Here's this past week's sentiment overview:
The weekly AAII sentiment survey showed that 33% of respondents are bulls, up 8% points from last week. And 39% are bears, down 5% points from last week. Nothing really exciting here.
But something else that the American Association of Individual Investors monitors is how their members allocate assets within their portfolio: stocks, bonds, and cash. As you would expect, right now the average investor is shell-shocked and feeling risk averse. After dipping below the 2002 bear market low, their allocation to stocks has recovered slightly to appx. 45%.
Instead of seeking the shelter of cash, the average investor as measured by AAII, is plowing the money they took out of equities into bonds. So much so that right now they are allocating the most they have been since 1994. So consider this extreme bullishness in bond sentiment to be yet another rationale for a bubble in bonds.
From the other sentiment survey, the newsletter editors continue to be an ambivalent lot for the most part. This week's sentiment survey conducted by ChartCraft had 32.3% bulls and 38.7% bears. The bears are reasserting themselves but it is still too close for anything resembling a signal for contrarians.
OEX Put Call Ratio
Both of the options sentiment ratios that I usually monitor (CBOE put call ratio and the ISE sentiment index) are not telling us much right now. Fortunately, the OEX put call ratio is different. Although it is not as well known as the other two, I mentioned it before back on October 23rd, 2008: What's up with this crazy options market?
Right now, this option sentiment ratio is even lower than it was then. In fact, right now the OEX put call ratio (10 day moving average) is lower than it has been for the past 20+ years. If you really wanted to find a lower reading, it would have to be Black Monday 1987.
Since the OEX options market is considerably smaller and it is generally believed that it is the playground of the 'smart money', it is not interpreted as a contrarian signal when we have a preponderance of call buying, as we do now.
Hulbert Newsletter Sentiment
According to Mark Hulbert, the Hulbert Newsletter Sentiment Index (HSNSI) reacted quite unexpectedly to the Geithner press conference. Even though the market fell, HSNSI rose from -7.2% last week to +2%!
Mutual Fund Cash Positions
The more cash mutual funds hold in their portfolios, the more pessimistic the asset managers are. And more importantly, the more ammunition there is to continue the next bull market (when it starts).
From 2001 to mid 2007, mutual fund cash holdings continued to decrease - reaching an all time low at around 3.5%. As a result of the current bear market, the cash reserves have been increasing and are now around 5.2%.
But as Jason Goepfert brought to light, comparing the amount of cash over time isn't very useful because at different times there are differing monetary conditions (interest rates, inflation, etc.). So he came up with a way to strip away these variables to allow for a historic comparison to be made. You can find his paper on this in the Free Trading Resource section (Charles H. Dow Awards folder).

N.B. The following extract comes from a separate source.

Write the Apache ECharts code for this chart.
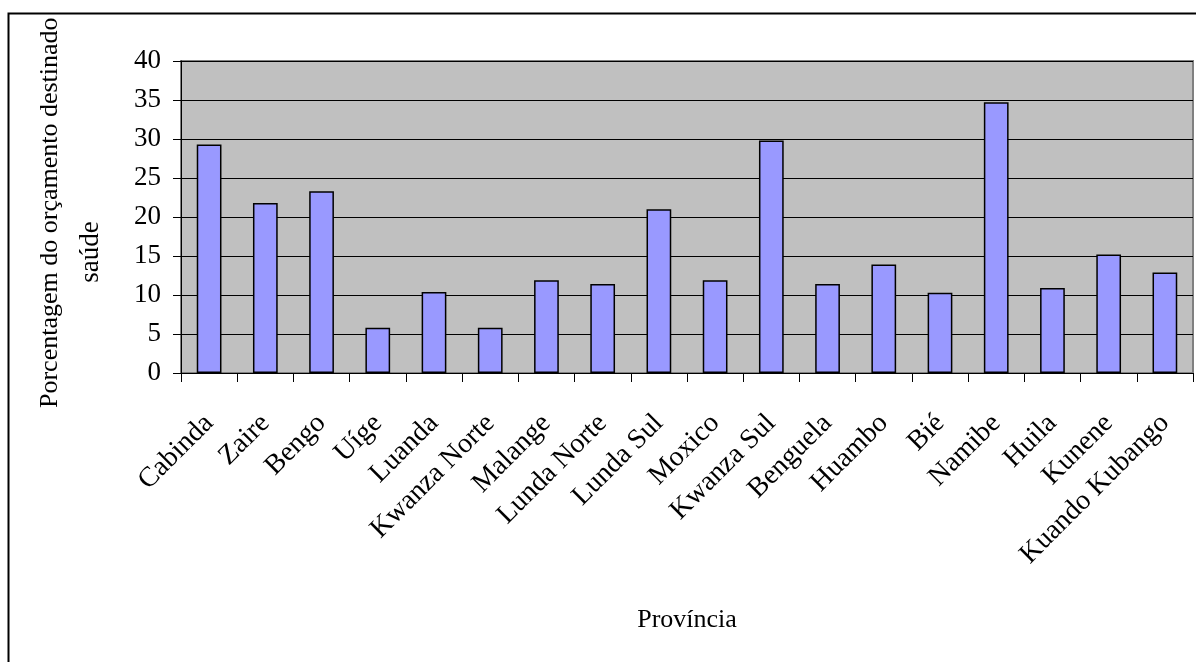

Right now this standardized measure is showing that current mutual fund cash reserves are at higher comparable levels than the last bear market. But not as high as the early 1990's.
Magazine Cover Indicator
Thanks to a reader from Germany for pointing out an interesting magazine cover indicator across the pond. Focus Money's current cover (on the left) shows a very dark map of the world with the word "VORSICHT" in red - meaning: Caution! or Danger!. And below it, 'Weltwirtschaftskrise', literally meaning 'world economic crisis' but mostly used to refer to the Great Depression of the 1930's.
The previous weeks' covers weren't much more cheerful either. They promoted 'safe' investments like gold, bonds, convertibles, fixed income funds, etc. Since Focus Money is usually a very cheerful and optimistic publication that pushes stocks, this is a rare occurrence. And it is even more significant when you consider that the last time Focus Money had such somber covers guiding readers away from risk was back in February of 2003.
Hedge Fund Exposure
According to data from Carpenter Analytics, hedge fund exposure is slightly net short, as it has been from early 2008. This correct net posture is not surprising when you consider the depth of resources and talent at their disposal. However, the current net short exposure is very small compared to what we saw in the same measure in the last bear market. On the plus side, hedge funds are now much less short than they were during the waterfall declines of 2008.